Pacific Gas and Electric Company crews work to restore power near fire-damaged Cardinal Newman High School on October 14, 2017, in Santa Rosa, California. Photo: David McNew via Getty Images
The intensity of the wildfires raging in California is just the latest example of climate change's deadly manifestations. Northern California utility Pacific Gas and Electric (PG&E) is under renewed scrutiny as a possible culprit in the Camp fire, which has devastated towns north of Sacramento, raising serious questions about the fitness of the utility's equipment and its compliance with state safety laws.
The big picture: PG&E is not alone in being unprepared for the harmful effects of a warming planet. Around the globe, many energy and fuel producers have been caught off guard this year by severe storms, anomalous temperatures and rapid changes to available water supplies.
Details: According to the latest special report from the Intergovernmental Panel on Climate Change, rising global temperatures are having serious impacts — such as coastal inundation, intensive heat and damage to coral reefs — much earlier than previously expected. As a result, damage to fuel-distribution systems, energy-generation sites, and the power grid are already occurring and will likely intensify in the coming years.
- In the aftermath of Hurricane Harvey, Texas has put forward a $12 billion request for federal assistance to build a sea wall and other infrastructure to protect oil refineries along its coast. It is unclear if Congress will provide the funds.
- This past summer, nuclear plants in Sweden and Germany had to shut down operations as unusually warm ocean-water temperatures disrupted seawater-cooling systems.
- A super typhoon in the town of Haiyan on China’s southern coast shut down refineries and other industrial plants in September.
All these events are a clear indication that many energy companies are not prepared for increasingly grave risks to a secure and reliable energy supply.
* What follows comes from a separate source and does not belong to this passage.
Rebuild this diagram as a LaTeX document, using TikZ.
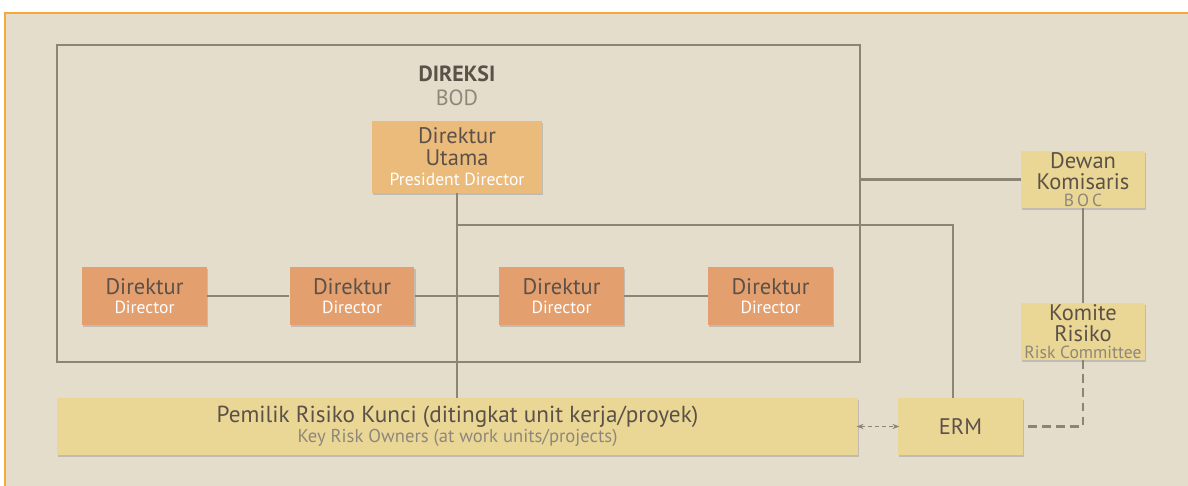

If energy companies don't start taking proactive measures — such as replacing aging equipment to better withstand extreme temperatures, hardening facilities against rising seas and wildfires, and diversifying water-cooling systems — there will be larger and more frequent disruptions to electricity and fuel supply, with potentially devastating effects on human safety and economic prosperity.
The bottom line: More effective intervention is needed from energy companies, as well as from regulators, rating agencies and investors, to promote better preparedness in the energy system. In the current political climate, it seems unlikely that politicians will take leadership on pushing for such outcomes.
Amy Myers Jaffe is the David M. Rubenstein Senior Fellow for Energy and the Environment and director of the program on energy security and climate change at the Council on Foreign Relations.